We also analyzed the casualties and damages by year to see if there was a trend over time:

# Let's look at the overall trend
casualties_summary_by_year <- aggregate(CASUALTIES ~ BEGIN_YEAR, data=storm_data, FUN=sum)
damage_summary_by_year <- aggregate(TOTAL_MONETARY_DAMAGE ~ BEGIN_YEAR, data=storm_data, FUN=sum)

Results

The trend over the time frame studied was an overall increase in impact from storms:

barplot(casualties_summary_by_year$CASUALTIES, xlab="1950-2011", main="Figure 1: Casualties by Year")

In particular, the years 1998 and 2006 stand out as particularly destructive timeframes:

casualties_summary_by_year[order(-casualties_summary_by_year$CASUALTIES),]$BEGIN_YEAR[1]
## [1] 1998
damage_summary_by_year[order(-damage_summary_by_year$TOTAL_MONETARY_DAMAGE),]$BEGIN_YEAR[1]
## [1] 2006

Shown here is a table of the top events in terms of total casualties:

t <- tableGrob(top_10_events_by_casualties, cols=c("EVTYPE", "casualties"), rows=seq(1,10))
render_table(t, "Figure 2: Casualties")

Similarly, here is a summary of the top events in terms of monetary damages:

t <- tableGrob(top_10_events_by_monetary_damage, cols=c("EVTYPE", "TOTAL_MONETARY_DAMAGE"), rows=seq(1,10))
render_table(t, "Figure 3: Monetary Damage")

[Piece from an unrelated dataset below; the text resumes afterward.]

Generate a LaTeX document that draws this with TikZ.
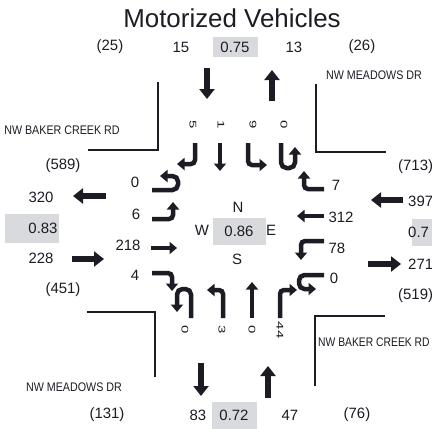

Conclusion and Recommendations

Tornados stand out as particularly deadly, killing or injuring more than 10 times as many as the next event type, “Excessive Heat”. Flooding of various kinds (“FLOODING”, “FLASH FLOOD”, “RIVER FLOOD”, “STORM SURGE”, etc.) creates the most property damage. Tornados and Hurricane/Typhoon’s are the next most expensive in terms of economic damage.

One might speculate on the frequency of tornados and other catastrophic events versus that of flooding, and this could be the subject of further analysis. Although they might be less frequent, the magnitude of their destruction is not to be discounted by those within areas prone to either event, such as Tornado Alley or the Atlantic coast. Officials would be wise to include preparation for these types of events due to their potential for both human and economic descruction.